Further analysing its operating income margins, we find that the Asia-Pacific region and Japan provides Hermès the highest operating margins! Is it because its cost base in Asia is lower? Or is it because they price their products in Asia higher? Humm… ladies, perhaps you could answer this question. A tour to Europe to pick up some Hermès products might do the trick!

Source: Hermès International Annual Reports

Finally, it is clear from the breakdown of their various lines of business, leather goods and saddlery forms the largest fraction of their revenue.

Source: Hermès International Annual Reports

Looking at Hermès’ historical share price, we can clearly see that it has been rewarding shareholders handsomely with prices rising from about EUR 50 to EUR 441 over a 12 year period. That is a 24.3% CAGR!

However, notice that during the 2008 and 2009 Global Financial Crisis, the stock prices took a plunge. This indicates that its stock price is not immune to the sell downs during periods of crisis. Yet at the same time, its revenue and profits continued to show steady growth during the crisis. Perhaps, the best time to pick up some Hermès shares would be during the next financial crisis.

Source: Yahoo!

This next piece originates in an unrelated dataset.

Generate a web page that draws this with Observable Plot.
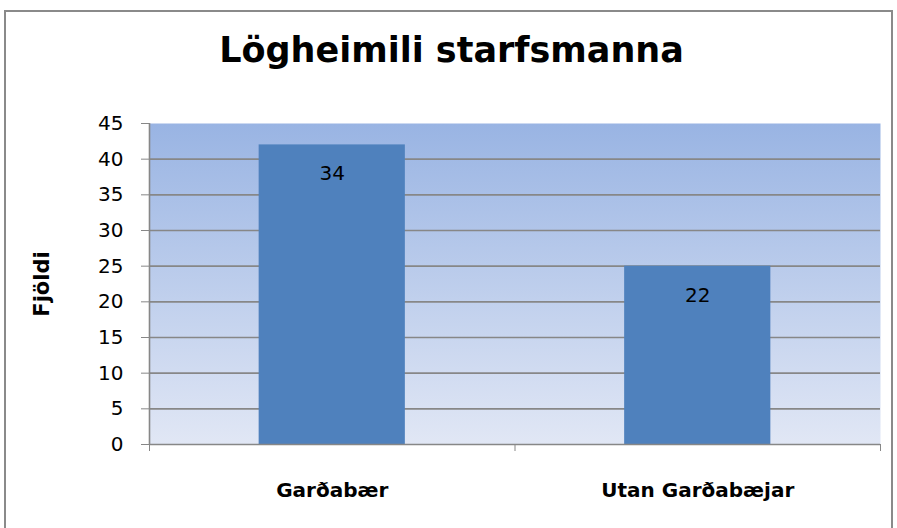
<!DOCTYPE html>
<html>
<head>
<meta charset="utf-8">
<script src="https://cdn.jsdelivr.net/npm/d3@7"></script>
<script src="https://cdn.jsdelivr.net/npm/@observablehq/plot@0.6"></script>
<style>
  html, body { margin: 0; padding: 0; background: #fff; overflow: hidden; }
  #frame {
    position: absolute; left: 4px; top: 10px; width: 889px; height: 530px;
    border: 2px solid #8a8a8a; box-sizing: border-box; background: #fff;
  }
  #title {
    height: 90px; box-sizing: border-box; padding-top: 16px;
    text-align: center; font-family: "DejaVu Sans", sans-serif;
    font-weight: bold; font-size: 35px; color: #000; line-height: 44px;
    padding-left: 6px;
  }
  #chart svg { display: block; }
</style>
</head>
<body>
<div id="frame">
  <div id="title">Lögheimili starfsmanna</div>
  <div id="chart"></div>
</div>
<script>
const categories = ["Garðabær", "Utan Garðabæjar"];
const values = [42, 25];
const valueLabels = ["34", "22"];
const yTicks = [0, 5, 10, 15, 20, 25, 30, 35, 40, 45];
const yLabel = "Fjöldi";

const data = categories.map((c, i) => ({category: c, index: i, value: values[i], label: valueLabels[i]}));
const n = categories.length;
const barPad = 0.3;

const defs = () => {
  const d = d3.create("svg:defs");
  const g = d.append("linearGradient").attr("id", "bgGrad")
    .attr("x1", 0).attr("y1", 0).attr("x2", 0).attr("y2", 1);
  g.append("stop").attr("offset", "0%").attr("stop-color", "#99b4e3");
  g.append("stop").attr("offset", "100%").attr("stop-color", "#e1e7f5");
  return d.node();
};

const font = "'DejaVu Sans', sans-serif";

const chart = Plot.plot({
  width: 885,
  height: 420,
  marginLeft: 143,
  marginRight: 11,
  marginTop: 21,
  marginBottom: 78,
  style: {fontFamily: font, background: "transparent"},
  x: {type: "linear", domain: [0, n], axis: null},
  y: {domain: [0, 45], axis: null},
  marks: [
    defs,
    Plot.frame({fill: "url(#bgGrad)", stroke: null}),
    Plot.ruleY(yTicks.filter(t => t > 0 && t < 45), {stroke: "#878787", strokeWidth: 1.6}),
    Plot.rectY(data, {x1: d => d.index + barPad, x2: d => d.index + 1 - barPad, y1: 0, y2: "value", fill: "#4f81bd"}),
    Plot.text(data, {x: d => d.index + 0.5, y: "value", text: "label", dy: 29, fontSize: 20, fill: "#000", lineAnchor: "middle"}),
    Plot.ruleY([0], {stroke: "#878787", strokeWidth: 1.6}),
    Plot.ruleX([0], {stroke: "#878787", strokeWidth: 1.6}),
    Plot.axisY({ticks: yTicks, tickSize: 8, tickPadding: 18, stroke: "#878787", fill: "#000", fontSize: 20, label: null, tickFormat: d => String(d)}),
    Plot.axisX({ticks: d3.range(n + 1), tickSize: 7, stroke: "#878787", tickFormat: () => "", label: null}),
    Plot.text(categories, {x: (d, i) => i + 0.5, frameAnchor: "bottom", dy: 46, text: d => d, fontSize: 20, fontWeight: "bold", fill: "#000", lineAnchor: "middle"}),
    Plot.text([yLabel], {frameAnchor: "left", dx: -107, rotate: -90, text: d => d, textAnchor: "middle", fontSize: 21, fontWeight: "bold", fill: "#000", lineAnchor: "middle"})
  ]
});
document.getElementById("chart").appendChild(chart);
</script>
</body>
</html>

Finance

Surprisingly Fairly Valued Unlike its Products

Given its phenomenal growth rate, high cash hoard, high cash flow, low debt, predictable nature of its business, recession immune and strong branding we expect that the stock price will be trading at a high premium just like its products.

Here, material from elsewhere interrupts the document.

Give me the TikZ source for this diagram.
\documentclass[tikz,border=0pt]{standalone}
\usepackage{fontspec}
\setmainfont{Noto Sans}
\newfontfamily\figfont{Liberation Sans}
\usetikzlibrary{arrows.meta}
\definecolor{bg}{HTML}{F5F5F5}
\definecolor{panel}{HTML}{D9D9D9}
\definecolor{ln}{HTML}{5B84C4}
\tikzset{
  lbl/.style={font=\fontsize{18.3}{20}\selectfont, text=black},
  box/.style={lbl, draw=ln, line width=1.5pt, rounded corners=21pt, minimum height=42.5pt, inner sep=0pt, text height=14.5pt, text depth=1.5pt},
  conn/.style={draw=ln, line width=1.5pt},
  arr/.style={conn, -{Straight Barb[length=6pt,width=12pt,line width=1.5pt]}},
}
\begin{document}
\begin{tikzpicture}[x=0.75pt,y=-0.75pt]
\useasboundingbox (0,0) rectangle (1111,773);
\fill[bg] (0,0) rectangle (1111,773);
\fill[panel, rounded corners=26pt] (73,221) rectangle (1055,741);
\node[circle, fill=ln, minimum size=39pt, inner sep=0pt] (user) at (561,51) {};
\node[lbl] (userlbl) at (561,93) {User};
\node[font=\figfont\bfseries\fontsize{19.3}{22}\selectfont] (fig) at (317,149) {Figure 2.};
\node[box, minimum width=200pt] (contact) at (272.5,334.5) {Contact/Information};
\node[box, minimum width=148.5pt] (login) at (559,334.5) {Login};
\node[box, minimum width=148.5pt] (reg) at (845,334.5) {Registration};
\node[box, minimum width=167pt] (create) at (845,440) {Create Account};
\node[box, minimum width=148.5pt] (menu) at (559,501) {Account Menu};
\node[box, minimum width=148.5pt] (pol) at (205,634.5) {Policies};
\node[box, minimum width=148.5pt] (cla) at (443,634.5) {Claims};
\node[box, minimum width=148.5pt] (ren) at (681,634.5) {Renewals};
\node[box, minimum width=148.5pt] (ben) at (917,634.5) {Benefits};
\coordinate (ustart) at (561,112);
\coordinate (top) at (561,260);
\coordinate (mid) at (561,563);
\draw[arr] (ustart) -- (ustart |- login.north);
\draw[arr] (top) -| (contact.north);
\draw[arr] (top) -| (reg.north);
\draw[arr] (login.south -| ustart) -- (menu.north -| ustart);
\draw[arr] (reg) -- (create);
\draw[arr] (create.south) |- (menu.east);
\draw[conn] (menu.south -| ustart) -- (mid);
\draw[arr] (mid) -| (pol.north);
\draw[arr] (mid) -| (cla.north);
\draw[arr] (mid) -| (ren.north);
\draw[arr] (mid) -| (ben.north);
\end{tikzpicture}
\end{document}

Using the net income CAGR of 12.8%, discount rate of 4.0% and a 15-year discounted cash flow estimation method with no terminal value, we obtain an intrinsic value of EUR 434.86.

Source: Respective Annual Reports

Comparing is Hermès to its peers, we can easily conclude that it has one of the highest Operating Margins, Net Income Margins, ROA and ROE. Its debt levels are also fairly conservative comparatively, only Richemont has a marginally lower debt level.

On the valuation side on the other hand, Hermès is slightly on the higher side with the P/E and P/B Ratio of 42.91 and 10.77.

Summary and Conclusion

Hermès is a very impressive company on many levels. Here are the reasons why all ladies should have Hermès as part of their portfolio:

  • Strong and globally recognisable branding
  • Consistently high revenue growth trend
  • Profits and cash flow trends mirror revenue trends closely
  • Conservative balance sheet
  • Predictable free cash flow
  • High cash holdings
  • High ROE and ROA
  • Potential for special dividends
  • High gross, operating and net margins
  • When you own Hermès in your portfolio, it turns heads!

One risk that we should watch out for is that it operates in a discretionary business and perhaps demand for its products may reduce during times of crisis. However, the revenue, profit and cash flow growth trends during the 2008 and 2009 Global Financial Crisis seems to contradict this assumption.

Based on its current share price, it is fairly valued compared to its peers and from and intrinsic value perspective.

If the share price ever drops to the stage where it presents an investor a high margin of safety, it would certainly be worth considering as an investment. As its stock prices are not immune to a global equities sell down during the financial crisis, perhaps which could be the best time to pick up this stock.

Finally, I don’t think Hermès is just for the ladies, I actually want some too!


p.s. Ladies, you are seriously thinking of picking up an Hermès product, you might want to consider the European region outside of France, it seems that their margins there are the lowest! Lower prices perhaps?




Disclosure Statement

The views and opinions expressed herein are those of Tam Ging Wien (“the author”) and do not necessarily reflect the official policy, position or view of the author’s employer, organization, committee or other group(s) or individual(s).

The author at time of writing does not hold any stake in Hermes International SCA.